My point here, is that my earliest memories of puppy love and childhood misadventure are clouded by huge emotions and a... certain looseness with the actual reality of what happened. I feel these memories more than I remember them,

Blankets, does a really, really good job capturing just this effect in comics form to create emotionally evocative panels that resonate with my own personal sense of nostalgia.

There will be *SPOILERS* for Blankets in the rest of this post.


This panel of Craig and his brother's abusive father is a great example of this.The way he looms, gigantic over the tiny frightened boys, his words giant and bolded in a panel weighted by fury, absolutely captures the emotion of powerlessness you have as a child in the face of a frightening, adult authority figure. It's the feeling of being tiny, facing impossible odds made literal in comics form. 

I can guarantee that this event, as it actually happened did not look like this: Craig and his brother did not shrink in face of their angry father and their father did not really Hulk out. Instead this drawing, instead of being a literal representation is the EMOTIONAL representation of the moment. And because it nails it so perfectly, I am left feeling the smallness of when my own furious parents scolded me as a child.


Here is another emotion evoking, magic panel. On this page the various christian teens at the fundamentalist camp Craig is sent to all join in song while Craig does not. Craig doesn't sing because he doesn't buy into the community spirit of the camp and because he just doesn't like to sing. And to be the person on the outside, particularly in a community activity like song, is a fantastically shitty feeling.

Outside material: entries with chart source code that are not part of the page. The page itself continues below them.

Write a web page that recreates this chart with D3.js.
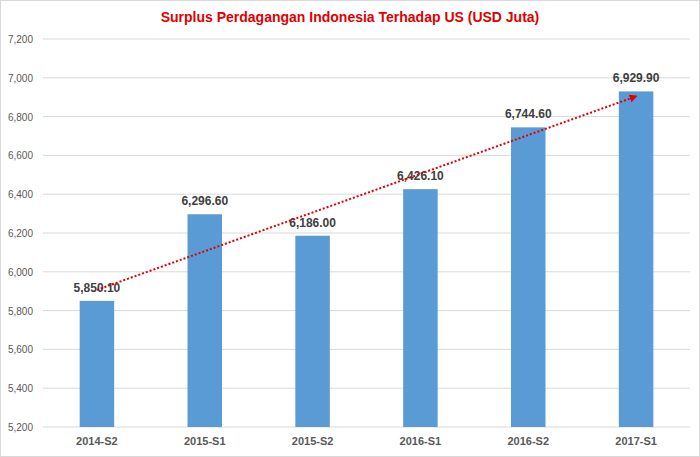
<!DOCTYPE html>
<html lang="en">
<head>
<meta charset="UTF-8">
<style>
  body { margin: 0; background: #fff; }
  text { font-family: Arial, "Liberation Sans", sans-serif; }
</style>
<script src="https://cdn.jsdelivr.net/npm/d3@7"></script>
</head>
<body>
<script>
  // Data
  const periods = ["2014-S2", "2015-S1", "2015-S2", "2016-S1", "2016-S2", "2017-S1"];
  const surplus = [5850.1, 6296.6, 6186.0, 6426.1, 6744.6, 6929.9];
  const yTicks = [5200, 5400, 5600, 5800, 6000, 6200, 6400, 6600, 6800, 7000, 7200];

  const width = 700, height = 457;
  const margin = {top: 39, right: 10, bottom: 30, left: 43};

  const svg = d3.select("body").append("svg").attr("width", width).attr("height", height);

  svg.append("rect").attr("x", 0.5).attr("y", 0.5).attr("width", width - 1).attr("height", height - 1)
    .attr("fill", "#fff").attr("stroke", "#d9d9d9");

  const x = d3.scaleBand().domain(periods).range([margin.left, width - margin.right]).paddingInner(0.68).paddingOuter(0.34);
  const y = d3.scaleLinear().domain([5200, 7200]).range([height - margin.bottom, margin.top]);

  // Gridlines
  svg.append("g").selectAll("line").data(yTicks).join("line")
    .attr("x1", margin.left).attr("x2", width - margin.right)
    .attr("y1", d => y(d)).attr("y2", d => y(d))
    .attr("stroke", "#d9d9d9");

  // Y labels
  svg.append("g").selectAll("text").data(yTicks).join("text")
    .attr("x", 33).attr("y", d => y(d) + 4).attr("text-anchor", "end")
    .attr("font-size", 10).attr("fill", "#595959")
    .text(d => d3.format(",")(d));

  // Bars
  svg.append("g").selectAll("rect").data(surplus).join("rect")
    .attr("x", (d, i) => x(periods[i])).attr("width", x.bandwidth())
    .attr("y", d => y(d)).attr("height", d => y(5200) - y(d))
    .attr("fill", "#5b9bd5");

  // Value labels
  svg.append("g").selectAll("text").data(surplus).join("text")
    .attr("x", (d, i) => x(periods[i]) + x.bandwidth() / 2).attr("y", d => y(d) - 9)
    .attr("text-anchor", "middle").attr("font-size", 12).attr("font-weight", "bold").attr("fill", "#404040")
    .text(d => d3.format(",.2f")(d));

  // X labels
  svg.append("g").selectAll("text").data(periods).join("text")
    .attr("x", d => x(d) + x.bandwidth() / 2).attr("y", height - 12)
    .attr("text-anchor", "middle").attr("font-size", 11).attr("font-weight", "bold").attr("fill", "#595959")
    .text(d => d);

  // Linear trendline
  const n = surplus.length;
  const mx = d3.mean(d3.range(n)), my = d3.mean(surplus);
  const slope = d3.sum(surplus, (v, i) => (i - mx) * (v - my)) / d3.sum(d3.range(n), i => (i - mx) ** 2);
  const at = i => my + slope * (i - mx);

  svg.append("defs").append("marker").attr("id", "arrow")
    .attr("viewBox", "0 0 10 10").attr("refX", 8).attr("refY", 5)
    .attr("markerWidth", 4).attr("markerHeight", 4).attr("orient", "auto")
    .append("path").attr("d", "M0,0L10,5L0,10z").attr("fill", "#e00000");

  const cx = i => x(periods[i]) + x.bandwidth() / 2;
  svg.append("line")
    .attr("x1", cx(0)).attr("y1", y(at(0)))
    .attr("x2", cx(n - 1)).attr("y2", y(at(n - 1)))
    .attr("stroke", "#e00000").attr("stroke-width", 2).attr("stroke-dasharray", "2,2")
    .attr("marker-end", "url(#arrow)");

  // Title
  svg.append("text").attr("x", width / 2).attr("y", 22).attr("text-anchor", "middle")
    .attr("font-size", 14).attr("font-weight", "bold").attr("fill", "#e00000")
    .text("Surplus Perdagangan Indonesia Terhadap US (USD Juta)");
</script>
</body>
</html>
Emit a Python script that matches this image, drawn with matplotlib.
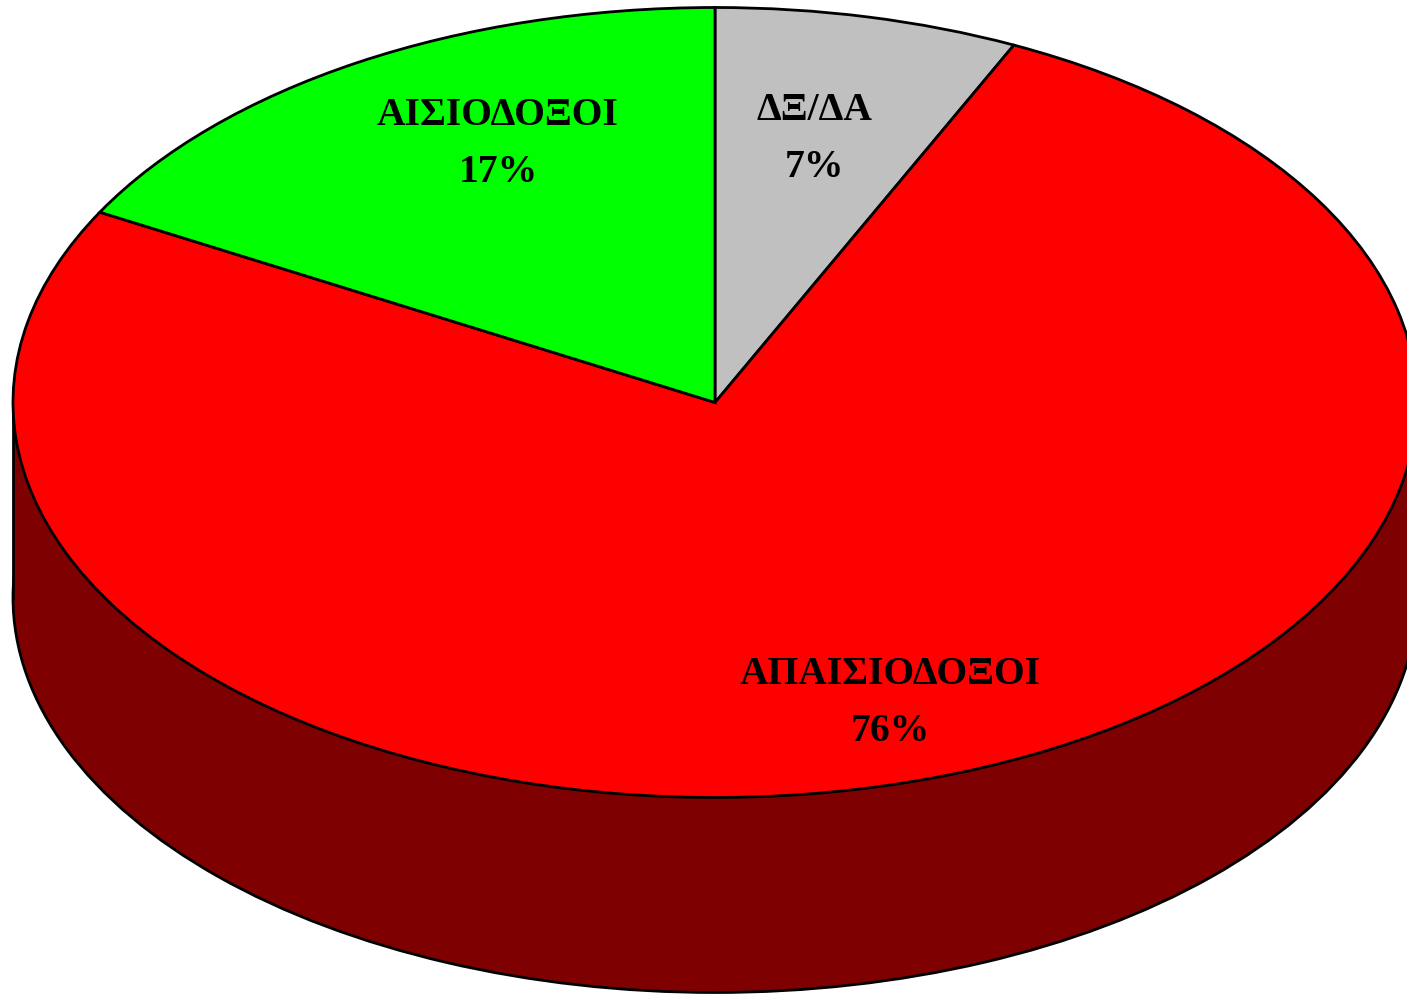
import matplotlib
matplotlib.use("Agg")
import matplotlib.pyplot as plt
from matplotlib.patches import Rectangle

# Τιμές της πίτας, δεξιόστροφα από την κορυφή
labels = ["ΔΞ/ΔΑ", "ΑΠΑΙΣΙΟΔΟΞΟΙ", "ΑΙΣΙΟΔΟΞΟΙ"]
values = [7, 76, 17]
colors = ["#c0c0c0", "#ff0000", "#00ff00"]
side_color = "#7f0000"

# pixel geometry of the reference
W, H = 1407, 995
cx, cy = 715, 403.5
rx, ry = 702, 395
depth = 195 / ry

fig = plt.figure(figsize=(W / 100, H / 100), dpi=100)
ax = fig.add_axes([0, 0, 1, 1])

edge = dict(edgecolor="black", linewidth=2)

# το πλάι της πίτας
ax.pie([1], colors=[side_color], center=(0, -depth), radius=1, wedgeprops=edge)
ax.add_patch(Rectangle((-1, -depth), 2, depth, facecolor=side_color, edgecolor="none", zorder=1.5))
ax.plot([-1, -1], [0, -depth], color="black", linewidth=2, zorder=1.6)
ax.plot([1, 1], [0, -depth], color="black", linewidth=2, zorder=1.6)

# η πάνω επιφάνεια
wedges, _ = ax.pie(values, colors=colors, startangle=90, counterclock=False, radius=1, wedgeprops=edge)
for w in wedges:
    w.set_zorder(2)


def to_data(px, py):
    return (px - cx) / rx, (cy - py) / ry


label_pos = [(814, 139), (890, 703), (498, 144)]
for name, v, (px, py) in zip(labels, values, label_pos):
    x, y = to_data(px, py)
    ax.text(x, y, f"{name}\n{v}%", ha="center", va="center", fontsize=28.5, fontweight="bold",
            family="Liberation Serif", color="black", linespacing=1.68, zorder=3)

ax.set_aspect("auto")
ax.set_xlim((0 - cx) / rx, (W - cx) / rx)
ax.set_ylim((cy - H) / ry, cy / ry)
ax.axis("off")

fig.savefig("out.png", dpi=100, facecolor="white")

This panel absolutely catches this feeling by depicting Craig apparently collasping in anguish, unnoticed as the song joins everyone else together and elevates them. Again, while it's not literally what happened, it perfectly catches the emotion of the moment. As a dude who hates singing, I cringe just looking at it.


This panel shows Craig and Raina, his love interest, in a quiet intimate moment. The two have found a hidden refuge under a game machine in the camps bustling arcade. Sheltered from the crowds and noise of the camp Raina curls up to nap and Craig protectively watches over her. (Sleep being this fuzzy-virginal pure version of intimacy between the two.) This panel is great because it depicts the world falling away, leaving this perfect little moment of privacy, comfort, and togetherness that perfectly captures that feeling of staying up all night with a crush gabbing on the sidewalk or cuddled up on the couch with your spouse. It's pretty great.

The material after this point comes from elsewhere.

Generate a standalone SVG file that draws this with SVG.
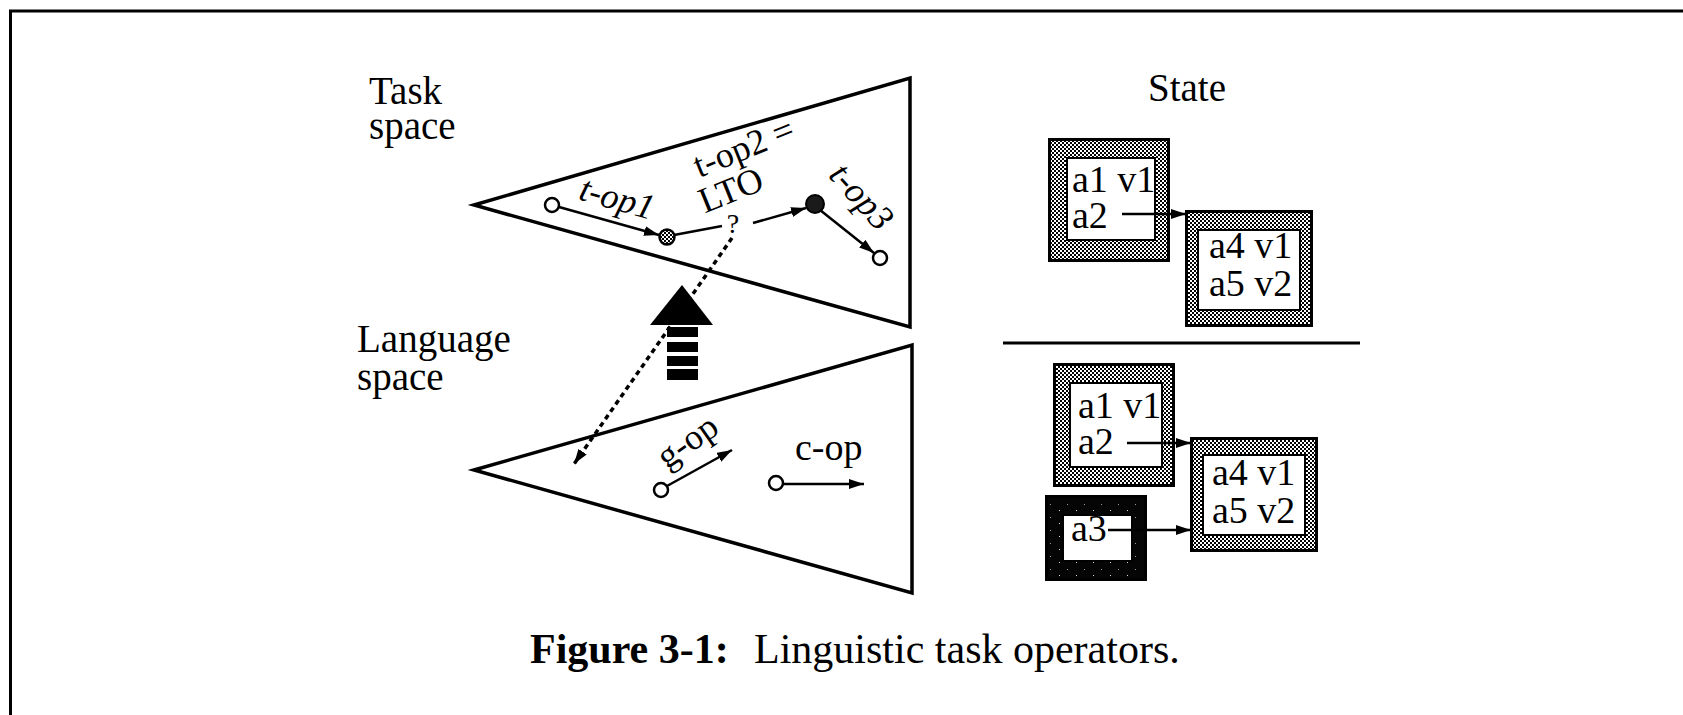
<svg xmlns="http://www.w3.org/2000/svg" width="1683" height="715" viewBox="0 0 1683 715">
<defs>
<style>
.t{font-family:"Liberation Serif","Times New Roman",serif;fill:#000}
.lbl{font-size:39px}
.op{font-size:36px}
.it{font-style:italic}
.box{font-size:38px}
.tri{fill:#fff;stroke:#000;stroke-width:3.5;stroke-linejoin:miter}
.ln{stroke:#000;stroke-width:2.5;fill:none}
.circ{fill:#fff;stroke:#000;stroke-width:2.5}
.outer{stroke:#000;stroke-width:3}
.inner{fill:#fff;stroke:#000;stroke-width:2}
</style>
<pattern id="dots" width="4" height="4" patternUnits="userSpaceOnUse">
<rect width="4" height="4" fill="#fff"/>
<rect width="2" height="2" fill="#000"/>
<rect x="2" y="2" width="2" height="2" fill="#000"/>
</pattern>
<pattern id="dark" width="17" height="13" patternUnits="userSpaceOnUse">
<rect width="17" height="13" fill="#050505"/>
<rect x="5" y="3" width="1" height="1" fill="#ddd"/>
<rect x="13" y="10" width="1" height="1" fill="#999"/>
</pattern>
<marker id="ah" markerUnits="userSpaceOnUse" markerWidth="16" markerHeight="10" refX="15" refY="5" orient="auto">
<path d="M0,0 L15,5 L0,10 z" fill="#000"/>
</marker>
</defs>
<rect width="1683" height="715" fill="#fff"/>
<!-- frame -->
<path d="M10.5,715 L10.5,11 L1683,11" fill="none" stroke="#000" stroke-width="3"/>

<g id="task-space">
<polygon class="tri" points="474,205 910,78 910,327"/>
<text class="t lbl" x="369" y="104">Task</text>
<text class="t lbl" x="369" y="139">space</text>
</g>

<g id="language-space">
<polygon class="tri" points="474,470 912,345 912,593"/>
<text class="t lbl" x="357" y="352">Language</text>
<text class="t lbl" x="357" y="390">space</text>
</g>

<g id="big-arrow">
<polygon points="682,285 650,325 713,325" fill="#000"/>
<rect x="667" y="327" width="31" height="10" fill="#000"/>
<rect x="667" y="342" width="31" height="10" fill="#000"/>
<rect x="667" y="356" width="31" height="10" fill="#000"/>
<rect x="667" y="369" width="31" height="11" fill="#000"/>
</g>

<g id="state-title">
<text class="t lbl" x="1187" y="101" text-anchor="middle">State</text>
</g>
<g id="separator">
<line x1="1003" y1="343" x2="1360" y2="343" stroke="#000" stroke-width="3"/>
</g>

<g id="box1">
<rect class="outer" x="1049.5" y="139.5" width="119" height="121" fill="url(#dots)"/>
<rect class="inner" x="1067" y="158" width="88" height="82"/>
<text class="t box" x="1072" y="192">a1 v1</text>
<text class="t box" x="1072" y="228">a2</text>
</g>
<g id="box2">
<rect class="outer" x="1186.5" y="211.5" width="125" height="114" fill="url(#dots)"/>
<rect class="inner" x="1198" y="230" width="102" height="80"/>
<text class="t box" x="1209" y="258">a4 v1</text>
<text class="t box" x="1209" y="296">a5 v2</text>
</g>
<g id="box3">
<rect class="outer" x="1054.5" y="364.5" width="119" height="121" fill="url(#dots)"/>
<rect class="inner" x="1070" y="383" width="92" height="84"/>
<text class="t box" x="1078" y="418">a1 v1</text>
<text class="t box" x="1078" y="454">a2</text>
</g>
<g id="box4">
<rect class="outer" x="1191.5" y="438.5" width="125" height="112" fill="url(#dots)"/>
<rect class="inner" x="1203" y="455" width="102" height="80"/>
<text class="t box" x="1212" y="485">a4 v1</text>
<text class="t box" x="1212" y="523">a5 v2</text>
</g>
<g id="box5">
<rect class="outer" x="1046.5" y="496.5" width="99" height="83" fill="url(#dark)"/>
<rect class="inner" x="1063" y="515" width="69" height="46"/>
<text class="t box" x="1071" y="541">a3</text>
</g>

<g id="state-t-start"><circle class="circ" cx="552" cy="205" r="7"/></g>
<g id="state-t-mid"><circle cx="667" cy="237" r="7.5" fill="url(#dots)" stroke="#000" stroke-width="2.5"/></g>
<g id="state-t-dark"><circle cx="815" cy="204" r="9" fill="#1a1a1a" stroke="#000" stroke-width="2"/></g>
<g id="state-t-end"><circle class="circ" cx="880" cy="258" r="7"/></g>
<g id="state-g"><circle class="circ" cx="661" cy="490" r="7"/></g>
<g id="state-c"><circle class="circ" cx="776" cy="483" r="7"/></g>

<g id="connectors">
<line class="ln" x1="559" y1="207" x2="659" y2="235" marker-end="url(#ah)"/>
<line class="ln" x1="674" y1="235" x2="722" y2="226"/>
<line class="ln" x1="753" y1="223" x2="806" y2="208" marker-end="url(#ah)"/>
<line class="ln" x1="820" y1="210" x2="874" y2="253" marker-end="url(#ah)"/>
<line stroke="#000" stroke-width="3.5" stroke-dasharray="5 4" x1="732" y1="238" x2="574" y2="464" marker-end="url(#ah)"/>
<line class="ln" x1="667" y1="486" x2="732" y2="450" marker-end="url(#ah)"/>
<line class="ln" x1="783" y1="484" x2="864" y2="484" marker-end="url(#ah)"/>
<line class="ln" x1="1122" y1="214" x2="1186" y2="214" marker-end="url(#ah)"/>
<line class="ln" x1="1127" y1="443" x2="1191" y2="443" marker-end="url(#ah)"/>
<line class="ln" x1="1108" y1="530" x2="1191" y2="530" marker-end="url(#ah)"/>
</g>

<g id="op-labels">
<text class="t op it" text-anchor="middle" transform="translate(617,199) rotate(16)" y="11">t-op1</text>
<g transform="translate(744,148) rotate(-22)">
<text class="t op" text-anchor="middle" x="0" y="11">t-op2 =</text>
<text class="t op" text-anchor="middle" x="-28" y="46">LTO</text>
</g>
<text class="t" style="font-size:28px" x="733" y="233" text-anchor="middle">?</text>
<text class="t op it" text-anchor="middle" transform="translate(861,197) rotate(48)" y="11">t-op3</text>
<text class="t op" text-anchor="middle" transform="translate(690,445) rotate(-35)" y="7">g-op</text>
<text class="t op" style="font-size:38px" x="795" y="460">c-op</text>
</g>

<g id="caption">
<text class="t" style="font-size:42px" y="663"><tspan x="530" font-weight="bold">Figure 3-1:</tspan><tspan x="754">Linguistic task operators.</tspan></text>
</g>
</svg>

This page here is a really interesting example of the evocative artwork in Blankets. While many of the best examples (including the other ones I picked) work their magic by bending the bounds of reality to emphasize certain aspects of the composition, this page focuses on certain senses to beautifully call up memories. This page takes place just after Craig and Raina enjoy a makeout session that comes as close to sex as any interaction they have. The pair, still somewhat undressed, fall asleep in each other's arms. This panel focuses on the sensations of breathing and heart sounds, which are such intimate, private noises that work together to take me back to when sleeping in the same bed as a romantic partner was wonderful and new (and not pleasantly comfortable and a ritualized form of blanket possession combat). It's a wonderfully composed panel, and just such an astute use of non-visual information to be nostalgia inducing.

And this is what I love about Blankets: for all of its problems, Blankets is one of the best comics I've read for evoking memory associated emotional responses and generating nostalgia. It's a comic I recommend, you will enjoy the artwork, and there is a lot to learn and appreciate from it.